Il governo di Temer, Presidente del Brasile, ha dato il via libera alla trivelle nell’area protetta di Renca in Amazzonia, il più grande polmone verde del mondo. Secondo il premier brasiliano in questo modo l’economia del paese ripartirà ma gli ambientalisti annunciano che invece sarà una catastrofe ambientale.
La riserva di Renca è un’enorme area di 46mila chilometri quadrati situata all’estremo Nord del Brasile non lontana dalla foci del Rio delle Amazzoni, è ricca di nichel, oro, ferro e di tanti altri minerali ma nel 1984 l’allora regime militare decise di preservarla e renderla protetta per ragioni di ordine strategico. Dopo trent’anni, però, essa verrà aperta allo sfruttamento minerario e tale misura, a detta del Ministro per l’estrazione e l’energia, punterà a creare dei nuovi posti di lavoro e ad attrarre sempre più investitori in modo tale da rilanciare l’economia del paese.

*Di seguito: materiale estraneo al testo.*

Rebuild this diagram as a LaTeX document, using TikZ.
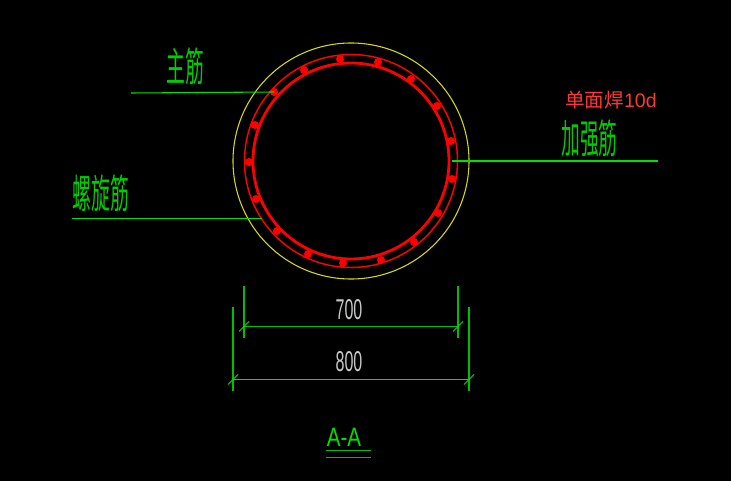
\documentclass[tikz,border=0pt]{standalone}
\usepackage{fontspec}
\setmainfont{Liberation Sans}
\newfontfamily\cjk{Noto Sans CJK SC}
\definecolor{cadgreen}{RGB}{0,225,0}
\definecolor{labelgreen}{RGB}{0,205,0}
\definecolor{dimgreen}{RGB}{0,190,0}
\definecolor{cadyellow}{RGB}{215,215,30}
\definecolor{cadred}{RGB}{255,0,0}
\definecolor{notered}{RGB}{255,55,55}
\definecolor{dimtext}{RGB}{200,200,200}
\tikzset{
  x=0.75pt,y=-0.75pt,
  leaderline/.style={cadgreen,line width=0.8pt},
  dimline/.style={dimgreen,line width=1pt},
  tickmark/.style={cadgreen,line width=0.6pt},
  cadlabel/.style={labelgreen,inner sep=0pt,font=\cjk\fontsize{30}{30}\selectfont,xscale=0.47,transform shape},
  dimlabel/.style={dimtext,inner sep=0pt,font=\fontsize{21.5}{22}\selectfont,xscale=0.56,transform shape},
  rebar/.style={circle,fill=cadred,inner sep=0pt,minimum size=6pt},
}
\begin{document}
\begin{tikzpicture}
\useasboundingbox (0,0) rectangle (742,481);
\fill[white] (0,0) rectangle (742,481);
\fill[black] (0,0) rectangle (731,481);
% rings
\coordinate (c) at (351,161);
\draw[cadyellow,line width=0.8pt] (c) circle[radius=118];
\draw[cadred,line width=1.1pt] (c) circle[radius=106.5];
\draw[cadred,line width=2.1pt] (c) circle[radius=98];
% rebars
\foreach \n/\px/\py in {a/340/59,b/378/62,c1/411/79,d/437/106,e/451/141,f/452/179,g/438/213,h/414/242,i/381/260,j/343/263,k/308/254,l/277/231,m/256/199,n/249/162,o/255/125,p/274/92,q/304/70}
  \node[rebar] (bar\n) at (\px,\py) {};
% leaders
\coordinate (l1) at (131,93);
\coordinate (l2) at (72,218.5);
\coordinate (r2) at (262,218.5);
\coordinate (l3) at (658,161);
\coordinate (r3) at (452,161);
\draw[leaderline] (l1) -- (barp.center);
\draw[leaderline] (l2) -- (r2);
\draw[leaderline] (l3) -- (r3);
\node[cadlabel] (zhu) at (185.5,66) {主筋};
\node[cadlabel] (luo) at (101,193.5) {螺旋筋};
\node[cadlabel] (jia) at (589.5,138.5) {加强筋};
\node[notered,inner sep=0pt,font=\fontsize{14.7}{16}\selectfont,anchor=west] (weld) at (565,100) {{\cjk 单面焊}10d};
% dimensions
\coordinate (a1) at (244,286); \coordinate (a2) at (244,338);
\coordinate (b1) at (458,286); \coordinate (b2) at (458,338);
\coordinate (a3) at (244,326.5); \coordinate (b3) at (458,326.5);
\coordinate (c1) at (233,307); \coordinate (c2) at (233,391);
\coordinate (d1) at (469,307); \coordinate (d2) at (469,391);
\coordinate (c3) at (233,379.5); \coordinate (d3) at (469,379.5);
\draw[dimline] (a1) -- (a2);
\draw[dimline,line width=1.4pt] (b1) -- (b2);
\draw[dimline,line width=1.3pt] (c1) -- (c2);
\draw[dimline] (d1) -- (d2);
\draw[dimline,line width=1.2pt] (a3) -- (b3);
\draw[leaderline] (c3) -- (d3);
\foreach \t in {a3,b3,c3,d3}
  \draw[tickmark] ([shift={(-5,5)}]\t) -- ([shift={(5,-5)}]\t);
\node[dimlabel] (t700) at (349,310) {700};
\node[dimlabel] (t800) at (349,362) {800};
% title
\node[cadgreen,inner sep=0pt,font=\fontsize{20}{22}\selectfont,xscale=0.77,transform shape] (title) at (344,437) {A-A};
\coordinate (u1) at (326,450.5); \coordinate (v1) at (371,450.5);
\coordinate (u2) at (326,457.5); \coordinate (v2) at (371,457.5);
\draw[dimline] (u1) -- (v1);
\draw[dimline] (u2) -- (v2);
\end{tikzpicture}
\end{document}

I gruppi ambientalisti, a seguito di tale decisione, sono però insorti in quanto temono che l’attività di estrazione mineraria nella zona porterebbe a «esplosioni demografiche, deforestazioni, distruzione delle risorse idriche, perdita di biodiversità e creazione di conflitti territoriali». Secondo un recente rapporto del Wwf, la principale area di interesse per l’estrazione di rame e di oro si trova proprio in una delle aree protette, la Riserva Biologica di Maicuru, «popolata da comunità indigene di varie etnie che vivono in isolamento» e una corsa all’oro nella regione potrebbe «creare danni irreversibili a queste culture».
Secondo i dati dell’Inpe, l’Istituto di ricerca sull’Ambiente brasiliano, tra agosto 2015 e luglio 2016 sono andati perduti circa 8000 chilometri quadri di foresta Amazzonica, e nell’arco di soli dodici mesi la deforestazione è cresciuta addirittura del 29%.